Monday, December 08, 2014

Map necklaces

I made 2 map necklaces. One is a map in a tiny corked bottle (like a treasure map!). The other is a 1-inch round cutout glued inside a bottle cap. They're both the same map of Nairobi.

You can buy fake bottle caps in a craft store, but they're cheap looking in my opinion, and don't really look that much like bottle caps. So I used a real one, a Coke cap, which I thought was fitting because Coke is one of the 4 main soda choices in Kenya. Most places will have Coke, Diet Coke, Sprite, and Fanta orange (and occasionally Fanta blackcurrant). I think soda was cheaper than juice too, so we drank lots of soda when we were in Kenya, and sodas in glass bottles were much more common in Kenya than they are around here. And all my American friends there agreed that the Coke in Kenya tasted better than American Coke. Different sugar maybe? I don't even like Coke here.

So a cap from a glass Coke bottle is definitely fitting, I think.

On top of the map I have a 1-inch clear epoxy dome that I got from Jo-Ann. The bottom side is adhesive, so it stuck right onto my cardstock. Then I superglued the cardstock/epoxy down into the cap. The tiny bottle, I just rolled up a tiny map and stuck it in there, followed by the tiny cork.

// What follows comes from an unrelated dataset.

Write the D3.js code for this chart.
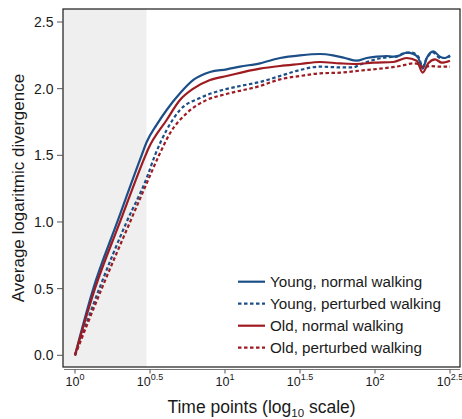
<!DOCTYPE html>
<html>
<head>
<meta charset="utf-8">
<script src="https://cdn.jsdelivr.net/npm/d3@7"></script>
<style>
  body { margin: 0; background: #fff; }
  text { font-family: "Liberation Sans", Arial, sans-serif; fill: #1a1a1a; }
</style>
</head>
<body>
<script>
// exponents of the time axis (time = 10^e) and the divergence read at each
const youngNormalLog = [0, 0.122, 0.282, 0.444, 0.478, 0.545, 0.611, 0.7, 0.789, 0.9, 1.011, 1.1, 1.233, 1.367, 1.5, 1.633, 1.72, 1.8, 1.878, 1.944, 2.011, 2.078, 2.122, 2.167, 2.211, 2.256, 2.289, 2.318, 2.345, 2.389, 2.433, 2.467, 2.5];
const youngNormal = [0, 0.5, 1.0, 1.5, 1.6, 1.73, 1.84, 1.965, 2.065, 2.125, 2.145, 2.165, 2.19, 2.23, 2.25, 2.26, 2.25, 2.23, 2.21, 2.23, 2.24, 2.245, 2.24, 2.25, 2.27, 2.26, 2.23, 2.15, 2.23, 2.28, 2.24, 2.23, 2.25];

const youngPerturbedLog = [0, 0.162, 0.344, 0.478, 0.533, 0.611, 0.7, 0.833, 0.967, 1.1, 1.233, 1.367, 1.5, 1.633, 1.767, 1.856, 1.9, 1.989, 2.078, 2.144, 2.189, 2.245, 2.289, 2.318, 2.345, 2.389, 2.433, 2.478, 2.5];
const youngPerturbed = [0, 0.5, 1.0, 1.33, 1.5, 1.69, 1.84, 1.93, 1.985, 2.02, 2.05, 2.095, 2.14, 2.165, 2.16, 2.16, 2.18, 2.215, 2.235, 2.24, 2.265, 2.27, 2.24, 2.165, 2.23, 2.27, 2.23, 2.23, 2.245];

const oldNormalLog = [0, 0.133, 0.3, 0.47, 0.485, 0.611, 0.7, 0.789, 0.9, 1.011, 1.233, 1.367, 1.5, 1.633, 1.767, 1.878, 1.989, 2.122, 2.211, 2.278, 2.318, 2.355, 2.4, 2.445, 2.5];
const oldNormal = [0, 0.5, 1.0, 1.5, 1.54, 1.765, 1.915, 2.0, 2.065, 2.095, 2.15, 2.17, 2.185, 2.2, 2.19, 2.185, 2.195, 2.2, 2.23, 2.21, 2.12, 2.19, 2.22, 2.195, 2.21];

const oldPerturbedLog = [0, 0.178, 0.367, 0.478, 0.56, 0.633, 0.744, 0.878, 1.011, 1.233, 1.367, 1.5, 1.633, 1.767, 1.9, 2.033, 2.167, 2.256, 2.3, 2.322, 2.367, 2.433, 2.5];
const oldPerturbed = [0, 0.5, 1.0, 1.29, 1.5, 1.665, 1.815, 1.915, 1.96, 2.02, 2.07, 2.095, 2.115, 2.12, 2.135, 2.15, 2.17, 2.19, 2.18, 2.16, 2.17, 2.165, 2.165];

const xTickExponents = ["0", "0.5", "1", "1.5", "2", "2.5"];
const yTicks = [0, 0.5, 1.0, 1.5, 2.0, 2.5];
const shadeEnd = 3; // time points up to 3 are shaded

const series = [
  { name: "Young, normal walking", logs: youngNormalLog, vals: youngNormal, color: "#1c4f88", dash: null },
  { name: "Young, perturbed walking", logs: youngPerturbedLog, vals: youngPerturbed, color: "#1c4f88", dash: "3.5,2.5" },
  { name: "Old, normal walking", logs: oldNormalLog, vals: oldNormal, color: "#9e1b22", dash: null },
  { name: "Old, perturbed walking", logs: oldPerturbedLog, vals: oldPerturbed, color: "#9e1b22", dash: "3.5,2.5" }
];

const width = 462, height = 419;
const box = { left: 63, right: 460, top: 9, bottom: 367 };

const svg = d3.select("body").append("svg")
  .attr("width", width)
  .attr("height", height);

const x = d3.scaleLog().domain([1, Math.pow(10, 2.5)]).range([75, 450]);
const y = d3.scaleLinear().domain([0, 2.5]).range([355.3, 22]);

// shaded early region
svg.append("rect")
  .attr("x", box.left)
  .attr("y", box.top)
  .attr("width", x(shadeEnd) - box.left)
  .attr("height", box.bottom - box.top)
  .attr("fill", "#efefef");

// lines
const line = d3.line()
  .x(d => x(d.t))
  .y(d => y(d.v))
  .curve(d3.curveMonotoneX);

series.forEach(s => {
  const pts = s.logs.map((e, i) => ({ t: Math.pow(10, e), v: s.vals[i] }));
  svg.append("path")
    .datum(pts)
    .attr("fill", "none")
    .attr("stroke", s.color)
    .attr("stroke-width", 2.2)
    .attr("stroke-dasharray", s.dash)
    .attr("d", line);
});

// frame
svg.append("rect")
  .attr("x", box.left)
  .attr("y", box.top)
  .attr("width", box.right - box.left)
  .attr("height", box.bottom - box.top)
  .attr("fill", "none")
  .attr("stroke", "#1a1a1a")
  .attr("stroke-width", 1.2);

// y axis ticks and labels
const yAxis = svg.append("g");
yTicks.forEach(v => {
  yAxis.append("line")
    .attr("x1", box.left - 6).attr("x2", box.left)
    .attr("y1", y(v)).attr("y2", y(v))
    .attr("stroke", "#555").attr("stroke-width", 1);
  yAxis.append("text")
    .attr("x", box.left - 9.5)
    .attr("y", y(v))
    .attr("dy", "0.35em")
    .attr("text-anchor", "end")
    .attr("font-size", 14)
    .text(d3.format(".1f")(v));
});

// x axis (offset below the frame)
const xAxisY = 369.5;
const xAxis = svg.append("g");
xAxis.append("line")
  .attr("x1", box.left + 1).attr("x2", box.right)
  .attr("y1", xAxisY).attr("y2", xAxisY)
  .attr("stroke", "#777").attr("stroke-width", 1);
xTickExponents.forEach(e => {
  const px = x(Math.pow(10, +e));
  xAxis.append("line")
    .attr("x1", px).attr("x2", px)
    .attr("y1", xAxisY).attr("y2", xAxisY + 4)
    .attr("stroke", "#555").attr("stroke-width", 1);
  const t = xAxis.append("text")
    .attr("x", px)
    .attr("y", 385.5)
    .attr("text-anchor", "middle")
    .attr("font-size", 12.5);
  t.append("tspan").text("10");
  t.append("tspan").attr("dy", -5.5).attr("font-size", 9).text(e);
});

// axis titles
svg.append("text")
  .attr("transform", `translate(24,${(box.top + box.bottom) / 2}) rotate(-90)`)
  .attr("text-anchor", "middle")
  .attr("font-size", 17)
  .text("Average logaritmic divergence");

const xt = svg.append("text")
  .attr("x", (box.left + box.right) / 2)
  .attr("y", 413)
  .attr("text-anchor", "middle")
  .attr("font-size", 17.5);
xt.append("tspan").text("Time points (log");
xt.append("tspan").attr("dy", 4).attr("font-size", 11.5).text("10");
xt.append("tspan").attr("dy", -4).text(" scale)");

// legend
const legend = svg.append("g");
series.forEach((s, i) => {
  const ly = 281.7 + i * 22;
  legend.append("line")
    .attr("x1", 238).attr("x2", 265)
    .attr("y1", ly).attr("y2", ly)
    .attr("stroke", s.color)
    .attr("stroke-width", 2.2)
    .attr("stroke-dasharray", s.dash);
  legend.append("text")
    .attr("x", 270)
    .attr("y", ly)
    .attr("dy", "0.35em")
    .attr("font-size", 15.2)
    .text(s.name);
});
</script>
</body>
</html>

Here's the map, zoomed in and blown up a little bit. It's small in the necklaces, because I wanted it to be zoomed out enough to include both my house and my high school, as well as the "Nairobi" label. The red circles are my house and high school. My house was on a college campus, so both locations are schools, and they're colored brown on the map. (You can see the brown blobs on the map in the necklace, but they don't show up in the photo.)

I like the way the necklaces clink when I wear both of them together. I guess it's the glass vial sliding along the ridges in the rim of the bottle cap? By the way, if you're doing a project that involves cutouts and bottle caps, a glass bottle cap is exactly an inch across inside. So if you have a 1-inch hole punch, that's much easier than cutting.